Muslims to fight new terror laws

Australia's Islamic community has vowed to fight the Abbott Government's terror laws after its religious leaders claimed the controversial measures appeared to be directed at Muslims.

The Australian National Imams Council said it would "vigorously campaign" against measures that would give intelligence and police agencies extraordinary powers to detain, question and prosecute Australians involved in terrorist activities overseas.

One of the contentious proposals is to reverse the onus of proof for those visiting designated terrorist hotspots such as Syria, Iraq and Libya. They would have to prove their motives for travel were innocent.

The Imams council said the proposed changes to the laws would "severely impinge on the rights and freedoms of all Australians and especially those of Muslim faith".

The imams' comments are a blow to Tony Abbott's attempts to soothe concerns in ethnic communities.

He was already under fire after Attorney-General George Brandis' botched explanation of mandatory data retention that forms part of the shake-up of terror laws.

To promote what he called a "Team Australia" approach, the Prime Minister decided to ditch a proposed repeal of Section 18C of the Racial Discrimination Act, which makes it unlawful to "offend, insult, humiliate or intimidate" someone on racial grounds.

But the Lebanese Muslim Association warned against "fearmongering", saying that it would rather continue the debate about 18C than have new laws "which only seem to target the Australian Muslim community".

"Muslims understand only too well the consequences of marginalisation, conflict and the 'war on terror'," the association said.

Former national security legislation monitor Bret Walker said Australia should resist legislating against "essential freedoms" and warned that increasing preventive detention of suspects would be "more trouble than they're worth".

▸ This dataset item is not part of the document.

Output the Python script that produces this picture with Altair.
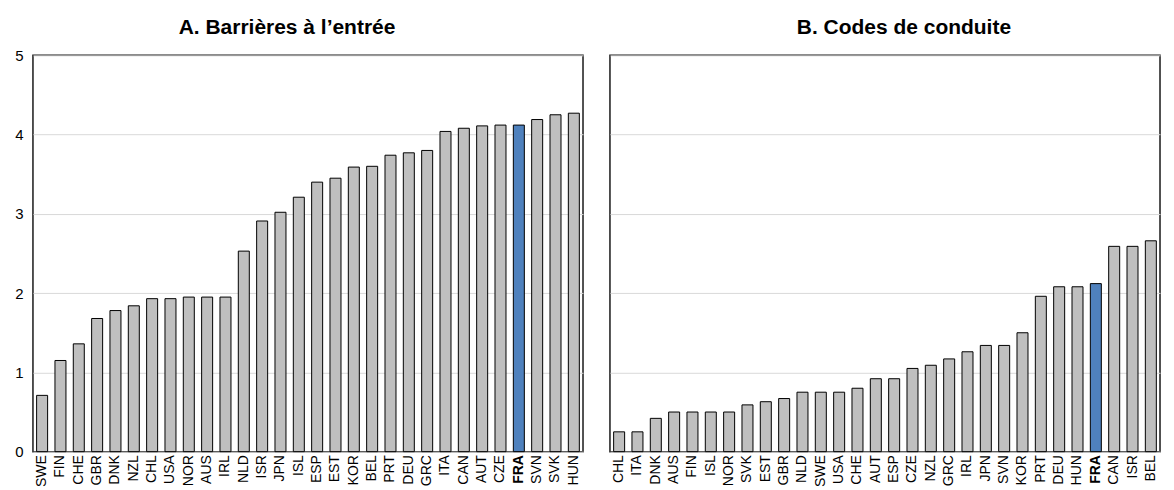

Communications Minister Malcolm Turnbull, who was not consulted by the National Security Committee before the mandatory data retention plan was announced, yesterday confirmed industry concerns about requirements to store huge amounts of "metadata" for two years.

"If telcos are required to record, store and make accessible new classes of data in large volumes there obviously will be a significant cost and then you have the question of who bears the cost and in what proportions," Mr Turnbull said.

This seemed to contradict Mr Abbott's assurances this week that internet service providers would not have to collect or retain any more metadata than they already did.